Como a visão é datada do terceiro ano de Ciro (10:1), segue-se que os três reis que ainda se levantariam na Pérsia seriam Cambises II, o Falso Smerdis (conhecido nas fontes gregas como Bardiya), e Dario I (522-486 a.C.). O quarto seria Xerxes (486-464), geralmente identificado com o Assuero do livro de Ester (1:1), onde se destaca sua imensa riqueza (Ester 1:4-7).

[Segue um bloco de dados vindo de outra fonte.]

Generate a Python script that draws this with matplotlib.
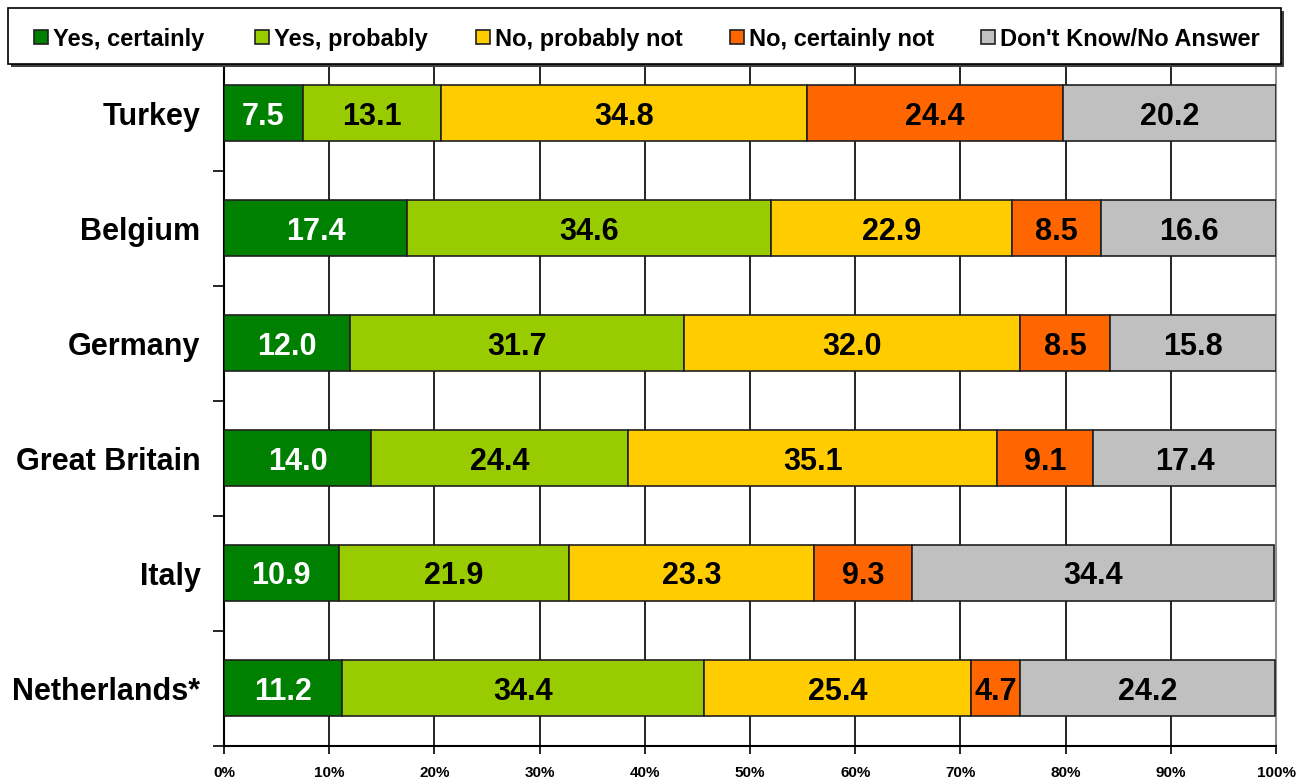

“Suscitará a todos contra o reino da Grécia” (texto corrigido). Xerxes fez grandes preparativos para vingar a derrota sofrida pelos exércitos persas face aos gregos em Maratona (490 a.C.). Heródoto (VII, 61-80) conta mais de 40 nações que forneceram tropas ao exército de Xerxes. A despeito de sua superioridade numérica as forças persas foram vencidas tanto na batalha naval de Salamina (480 a.C.), como na batalha terrestre de Plateia (479 a.C.). Como resultado destas vitórias a Grécia não mais seria invadida pelo exército Persa.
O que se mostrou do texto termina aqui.